Historia de un fracaso
Pretender la derrota del soberanismo es una quimera. No se puede negar el reconocimiento al primer proyecto político de Cataluña
Es innegable que el soberanismo se ha apuntado un éxito con la dura respuesta del Gobierno contra el referéndum de Cataluña. El soberanismo resistía pero no crecía, ahora ha roto su aislamiento y el terremoto catalán empieza a tener réplicas en el resto de España.
La decisión de Rajoy de poner en marcha el aparato institucional en defensa de la legalidad vigente no deja de ser una manifestación de impotencia política. Que el Estado español no es ninguna broma y que las relaciones de fuerza están a favor del Gobierno lo sabe todo el mundo. Pero precisamente por eso haber llegado hasta aquí, guste o no, es un fracaso del Gobierno y del frente constitucionalista que le arropa. Y salir ahora a ofrecer negociaciones, dando por supuesto que el soberanismo se dará por vencido, es un escarnio.

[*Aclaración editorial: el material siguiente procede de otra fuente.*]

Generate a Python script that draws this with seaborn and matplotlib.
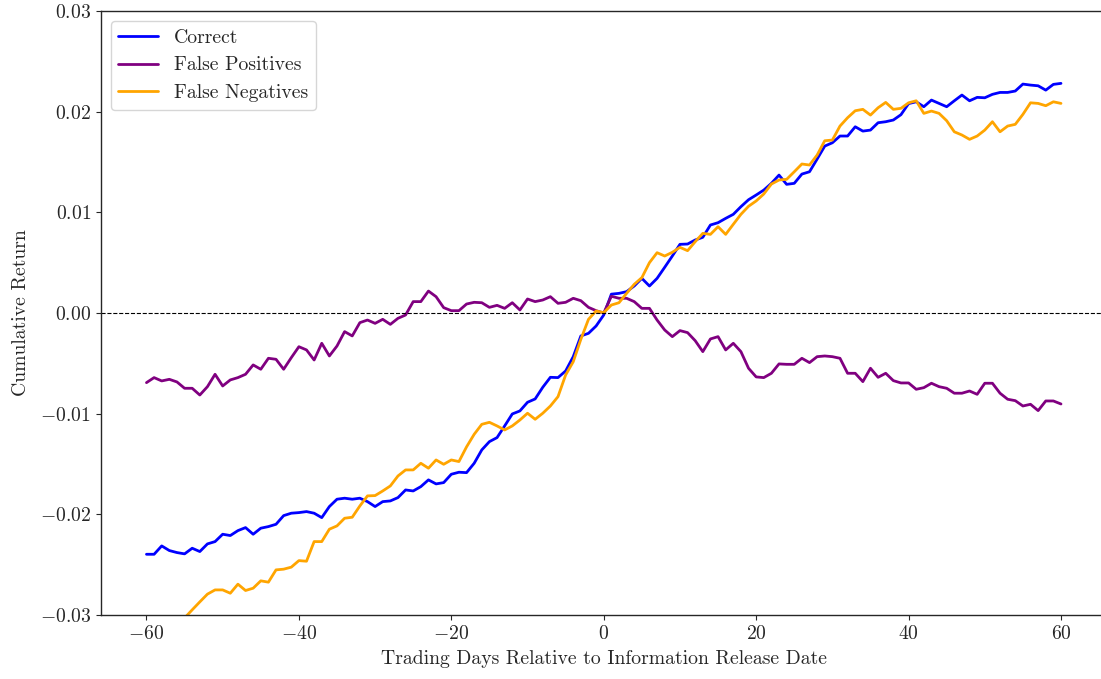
import numpy as np
import pandas as pd
import matplotlib
matplotlib.use("Agg")
import matplotlib.pyplot as plt
import seaborn as sns

days = list(range(-60, 61))

correct = [
    -0.02397, -0.02397, -0.02314, -0.02360, -0.02380, -0.02393, -0.02337, -0.02370, -0.02294, -0.02271,
    -0.02198, -0.02211, -0.02162, -0.02132, -0.02198, -0.02138, -0.02122, -0.02099, -0.02013, -0.01989,
    -0.01983, -0.01973, -0.01989, -0.02033, -0.01923, -0.01850, -0.01840, -0.01850, -0.01840, -0.01874,
    -0.01923, -0.01874, -0.01867, -0.01834, -0.01758, -0.01768, -0.01725, -0.01658, -0.01698, -0.01685,
    -0.01602, -0.01582, -0.01586, -0.01493, -0.01360, -0.01278, -0.01238, -0.01122, -0.01003, -0.00973,
    -0.00887, -0.00854, -0.00738, -0.00639, -0.00642, -0.00576, -0.00434, -0.00228, -0.00202, -0.00129,
    -0.00020, 0.00187, 0.00195, 0.00212, 0.00268, 0.00344, 0.00268, 0.00344, 0.00454, 0.00566,
    0.00682, 0.00685, 0.00725, 0.00752, 0.00874, 0.00897, 0.00940, 0.00980, 0.01056, 0.01125,
    0.01172, 0.01221, 0.01288, 0.01370, 0.01278, 0.01288, 0.01380, 0.01403, 0.01529, 0.01658,
    0.01691, 0.01758, 0.01758, 0.01850, 0.01807, 0.01817, 0.01890, 0.01900, 0.01917, 0.01970,
    0.02080, 0.02098, 0.02049, 0.02115, 0.02082, 0.02049, 0.02108, 0.02165, 0.02108, 0.02142,
    0.02138, 0.02172, 0.02191, 0.02191, 0.02205, 0.02274, 0.02264, 0.02257, 0.02214, 0.02271,
    0.02281,
]

false_positives = [
    -0.00692, -0.00642, -0.00675, -0.00659, -0.00685, -0.00748, -0.00748, -0.00815, -0.00732, -0.00609,
    -0.00725, -0.00665, -0.00642, -0.00609, -0.00516, -0.00559, -0.00450, -0.00460, -0.00559, -0.00444,
    -0.00335, -0.00367, -0.00467, -0.00301, -0.00427, -0.00328, -0.00185, -0.00228, -0.00096, -0.00070,
    -0.00103, -0.00063, -0.00113, -0.00053, -0.00020, 0.00113, 0.00113, 0.00218, 0.00162, 0.00053,
    0.00023, 0.00023, 0.00089, 0.00106, 0.00102, 0.00056, 0.00076, 0.00046, 0.00102, 0.00030,
    0.00139, 0.00113, 0.00129, 0.00162, 0.00096, 0.00106, 0.00146, 0.00122, 0.00056, 0.00023,
    0.00000, 0.00166, 0.00146, 0.00146, 0.00113, 0.00046, 0.00046, -0.00070, -0.00169, -0.00235,
    -0.00175, -0.00195, -0.00275, -0.00384, -0.00258, -0.00235, -0.00367, -0.00301, -0.00384, -0.00549,
    -0.00635, -0.00642, -0.00599, -0.00506, -0.00510, -0.00510, -0.00450, -0.00493, -0.00434, -0.00427,
    -0.00434, -0.00450, -0.00599, -0.00599, -0.00682, -0.00549, -0.00639, -0.00599, -0.00672, -0.00695,
    -0.00695, -0.00758, -0.00742, -0.00698, -0.00732, -0.00748, -0.00797, -0.00797, -0.00775, -0.00808,
    -0.00698, -0.00698, -0.00797, -0.00857, -0.00871, -0.00924, -0.00907, -0.00970, -0.00874, -0.00874,
    -0.00904,
]

false_negatives = [
    -0.03450, -0.03380, -0.03310, -0.03220, -0.03150, -0.03030, -0.02949, -0.02870, -0.02793, -0.02751,
    -0.02751, -0.02784, -0.02694, -0.02757, -0.02734, -0.02661, -0.02674, -0.02552, -0.02545, -0.02525,
    -0.02460, -0.02466, -0.02271, -0.02271, -0.02148, -0.02115, -0.02039, -0.02029, -0.01917, -0.01817,
    -0.01814, -0.01768, -0.01718, -0.01619, -0.01559, -0.01559, -0.01493, -0.01542, -0.01460, -0.01503,
    -0.01460, -0.01476, -0.01330, -0.01205, -0.01106, -0.01086, -0.01122, -0.01162, -0.01122, -0.01063,
    -0.00996, -0.01056, -0.00996, -0.00924, -0.00831, -0.00616, -0.00484, -0.00261, -0.00063, 0.00020,
    0.00003, 0.00079, 0.00102, 0.00195, 0.00285, 0.00351, 0.00500, 0.00599, 0.00566, 0.00603,
    0.00652, 0.00619, 0.00708, 0.00791, 0.00781, 0.00857, 0.00781, 0.00881, 0.00980, 0.01060,
    0.01113, 0.01182, 0.01281, 0.01321, 0.01328, 0.01403, 0.01480, 0.01470, 0.01569, 0.01711,
    0.01718, 0.01857, 0.01940, 0.02009, 0.02023, 0.01966, 0.02039, 0.02092, 0.02023, 0.02033,
    0.02088, 0.02108, 0.01983, 0.02006, 0.01983, 0.01910, 0.01800, 0.01768, 0.01725, 0.01758,
    0.01817, 0.01900, 0.01800, 0.01857, 0.01874, 0.01973, 0.02088, 0.02082, 0.02059, 0.02098,
    0.02082,
]

series_names = ["Correct", "False Positives", "False Negatives"]
series_colors = ["blue", "purple", "orange"]

df = pd.concat(
    [
        pd.DataFrame({"day": days, "ret": vals, "group": name})
        for name, vals in zip(series_names, [correct, false_positives, false_negatives])
    ],
    ignore_index=True,
)

FS = 14.2

sns.set_style("ticks")
plt.rcParams.update({
    "font.family": "cmr10",
    "mathtext.fontset": "cm",
    "axes.formatter.use_mathtext": True,
    "axes.unicode_minus": True,
    "font.size": FS,
    "axes.linewidth": 1.0,
    "xtick.direction": "out",
    "ytick.direction": "out",
})

fig = plt.figure(figsize=(11.01, 6.79), dpi=100)
ax = fig.add_axes([0.0915, 0.0943, 0.9137, 0.8895])

sns.lineplot(
    data=df, x="day", y="ret", hue="group",
    palette=dict(zip(series_names, series_colors)),
    hue_order=series_names, linewidth=2.0, ax=ax,
)

ax.axhline(0, color="black", linestyle="--", linewidth=0.8)

ax.set_xlim(-66, 66)
ax.set_ylim(-0.03, 0.03)
ax.set_xticks(np.arange(-60, 61, 20))
ax.set_yticks(np.arange(-0.03, 0.031, 0.01))
ax.yaxis.set_major_formatter(matplotlib.ticker.FuncFormatter(
    lambda v, _: "$%.2f$" % v if abs(v) > 1e-9 else "$0.00$"))
ax.tick_params(labelsize=FS)

ax.set_xlabel("Trading Days Relative to Information Release Date", fontsize=FS, labelpad=5)
ax.set_ylabel("Cumulative Return", fontsize=FS, labelpad=7)

leg = ax.legend(loc="upper left", fontsize=FS, frameon=True, framealpha=0.8,
                edgecolor="#cccccc", fancybox=True)
leg.set_title(None)

fig.savefig("out.png", dpi=100)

¿Por qué no lo hicieron antes? Alérgicos a las reformas han conseguido que al régimen del 78 se le escape Cataluña. En 2010 la sentencia del Constitucional que podó el Estatuto catalán, fervientemente buscada por el PP, actuó de catalizador para confirmar el salto que el independentismo había dado en 2003. Desde septiembre del 2012 los términos del desafío estaban sobre la mesa de Rajoy. Cinco años más tarde Cataluña está más lejos que nunca. Un agujero en el currículum del presidente.
Una de las cosas que más sorprende a la prensa extranjera es que no haya en Cataluña un proyecto político alternativo para disputar el poder al soberanismo. Los partidos españoles y buena parte de la prensa prefieren crearse verdades alternativas antes que afrontar una cuestión que les es estructuralmente incómoda. ¿Por qué? Porque no saben hincarle el diente a un espacio político que les resulte de difícil comprensión. Y así prefieren columpiarse en sus propios engaños.
Por ejemplo, el eterno discurso que presenta a los catalanes como abducidos y atemorizados por el nacionalismo. En Cataluña, la audiencia de televisión del ámbito soberanista alcanza poco más del 20%, la suma de las cadenas de ámbito español es infinitamente superior al demonio TV3. En el quiosco la hegemonía no nacionalista es absoluta, sólo en la radio el soberanismo tiene ventaja. En este contexto y con todos los instrumentos de que dispone un Estado, que un Gobierno no tenga otra política para Cataluña que la reactiva, que evidentemente da la iniciativa al soberanismo, es indicio de un bloqueo cognitivo que le impide conectar con los catalanes que no se sienten atraídos por el independentismo.
¿Qué falla? Primero, la dificultad de entender la realidad catalana desde mentalidades jacobinas para las que forma parte de lo impensable que un país se sienta nación dentro de su nación. Segundo, esta incomprensión se traduce en una tendencia, de modo probablemente inconsciente, a actuar con Cataluña como territorio ajeno. Rajoy siempre transparente en sus actos fallidos, dijo una vez que no sabía quién mandaba allí. Tercero, ante la incapacidad de dar una respuesta política eficiente se impone el interés partidista mezquino, y al PP, marginal en Cataluña, piensa que lo que pierda allí sustituyendo la política por la mano dura, le puede salvar en el resto de España.
Con ésta triple perspectiva es fácil autoengañarse y creer que en una sociedad de clases medias con razonables niveles de bienestar la política del miedo puede ser la vía para derrotar al soberanismo.
De momento, la tensión beneficia al independentismo por mucho que desde Madrid se lancen las campanas al vuelo: el referéndum ha fracasado. Efectivamente, si el Gobierno español se lo propone no habrá referéndum, pero la brecha se agranda. Cataluña está un poquito más lejos. Pretender la derrota del soberanismo es una quimera. No se puede negar el reconocimiento al primer proyecto político de Cataluña. Sólo los Comunes intentan construir un espacio no reactivo.
Si el constitucionalismo vive en la nube de sus verdades alternativas, el independentismo también abunda en ellas. Al soberanismo el cuesta admitir que no tiene la fuerza necesaria para la ruptura unilateral. Negarlo le ha permitido provocar al Gobierno español y apuntarse cierto éxito momentáneo. Pero administrar la continuación no le será fácil. Una salida rápida —en forma de elecciones autonómicas— podría permitirle capitalizar las emociones del momento. Pero, en tiempo de exaltación, la tentación del heroísmo de mesa camilla, puede llevar al soberanismo a la zona de riesgo. No lo duden. Esto va para largo.